Immediate deal-breakers:

  • Board unable to function (no quorum, constant resignations)
  • Management company turnover (3+ in 5 years)
  • Multiple ongoing lawsuits
  • Owner revolt or recall efforts
  • Fraud or embezzlement

Example - Walk away scenario:

Documents show:

  • 4 management companies in 3 years
  • Board president resigned, citing "impossible situation"
  • Lawsuit against former board for mismanagement
  • Special meeting called to recall current board
  • Financial records incomplete

Analysis: HOA is dysfunctional. Governance crisis. Walk away.

Using Your Findings in Negotiations

Negotiation Strategies

For moderate issues:

  • Request price reduction
  • Request seller credit
  • Request seller pay special assessment
  • Request extended contingency for repairs

For significant issues:

  • Substantial price reduction ($10,000-$50,000+)
  • Seller pays pending special assessment
  • Seller provides reserve fund contribution
  • Seller addresses specific maintenance issues

Example negotiation:

Finding: Reserve study shows $200,000 shortfall for roof replacement in 2 years. Your share: $8,000.

Request: "Based on reserve study showing $8,000 special assessment likely in 2 years, we request $8,000 price reduction or credit at closing."

When to Walk Away vs Negotiate

Walk away if:

  • Multiple critical red flags
  • Financial crisis (reserves under 30%, high delinquency)
  • Major deferred maintenance
  • Dysfunctional governance
  • Your financing won't be approved

Negotiate if:

  • Single issue that can be addressed
  • Moderate financial concerns
  • Seller willing to compensate
  • You have cash reserves for potential assessments
  • You're comfortable with the risk

Documenting Your Findings

Create summary report:

  • List all issues found
  • Categorize by severity
  • Estimate financial impact
  • Recommend action

Example summary:

Critical Issues:

  1. Reserves 45% funded (should be 70%+)
  2. Roof replacement needed in 3 years: $450,000 ($9,000 per unit)
  3. Delinquency rate 12% (concerning)

Moderate Issues:

  1. Insurance premiums increased 25% last year
  2. Management company changed 2 years ago
  3. Elevator maintenance deferred

Financial Impact:

  • Likely special assessment: $9,000-$12,000 in next 3 years
  • Assessment increase likely: $50-$100/month
  • Total estimated cost: $15,000-$20,000

Recommendation: Request $15,000 price reduction or walk away.
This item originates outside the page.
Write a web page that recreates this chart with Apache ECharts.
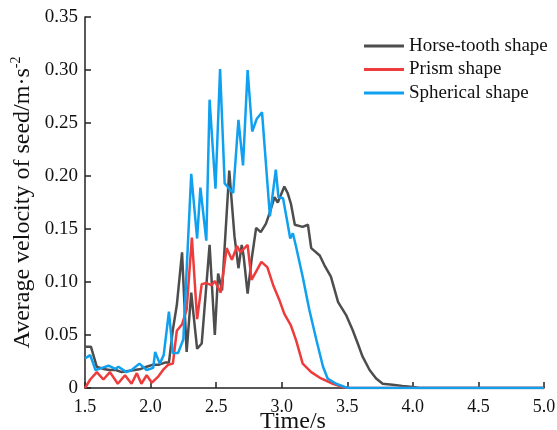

Professional Review: When to Hire Help

Real Estate Attorney

When to hire:

  • Complex CC&Rs or bylaws
  • Pending litigation
  • Unusual restrictions
  • Governance concerns
  • Large purchase (over $500,000)

What they review:

  • Legal compliance of documents
  • Your rights and obligations
  • Litigation risk
  • Enforceability of rules
  • Contract terms

Cost: $300-$800 for document review

CPA or Financial Advisor

When to hire:

  • Complex financial statements
  • Large HOA (100+ units)
  • Financial concerns identified
  • Reserve study questions
  • High-value purchase

What they review:

  • Financial statement accuracy
  • Reserve fund adequacy
  • Budget reasonableness
  • Financial projections
  • Special assessment risk

Cost: $500-$1,500 for financial review

HOA Management Consultant

When to hire:

  • Governance concerns
  • Management questions
  • Operational issues
  • Large or complex HOA

What they review:

  • Management quality
  • Operational efficiency
  • Governance effectiveness
  • Best practices compliance

Cost: $500-$1,000 for consultation

Summary: Your Contingency Checklist

Days 1-2:

  • Receive and organize complete resale package
  • Verify all required documents included
  • Request missing documents
  • First pass review for obvious red flags

Days 3-5:

  • Analyze financial statements (balance sheet, income statement)
  • Calculate key ratios (delinquency, reserves, cash flow)
  • Review budget vs actual
  • Identify financial concerns

Days 6-7:

  • Review reserve study thoroughly
  • Calculate percent funded
  • Identify upcoming major expenses
  • Estimate special assessment risk

Days 8-9:

  • Read meeting minutes (12-24 months)
  • Review insurance coverage
  • Check litigation disclosure
  • Assess governance and management

Day 10:

  • Compile all findings
  • Categorize issues by severity
  • Estimate financial impact
  • Decide: proceed, negotiate, or walk away
  • Submit contingency response

Critical red flags (walk away):

  • Reserves under 30% funded with major projects coming
  • Delinquency over 15%
  • Operating cash under 1 month expenses
  • Major deferred maintenance
  • Dysfunctional governance
  • Multiple ongoing lawsuits

Moderate concerns (negotiate):

  • Reserves 50-70% funded
  • Delinquency 5-15%
  • Pending special assessment
  • Management turnover
  • Insurance premium increases

Disclaimer: This article provides general information about HOA resale document review for educational purposes. It is not legal, financial, or investment advice. Always consult with qualified professionals (real estate attorney, CPA, financial advisor) for specific guidance on HOA document review and purchase decisions. HOA laws and requirements vary by state and jurisdiction.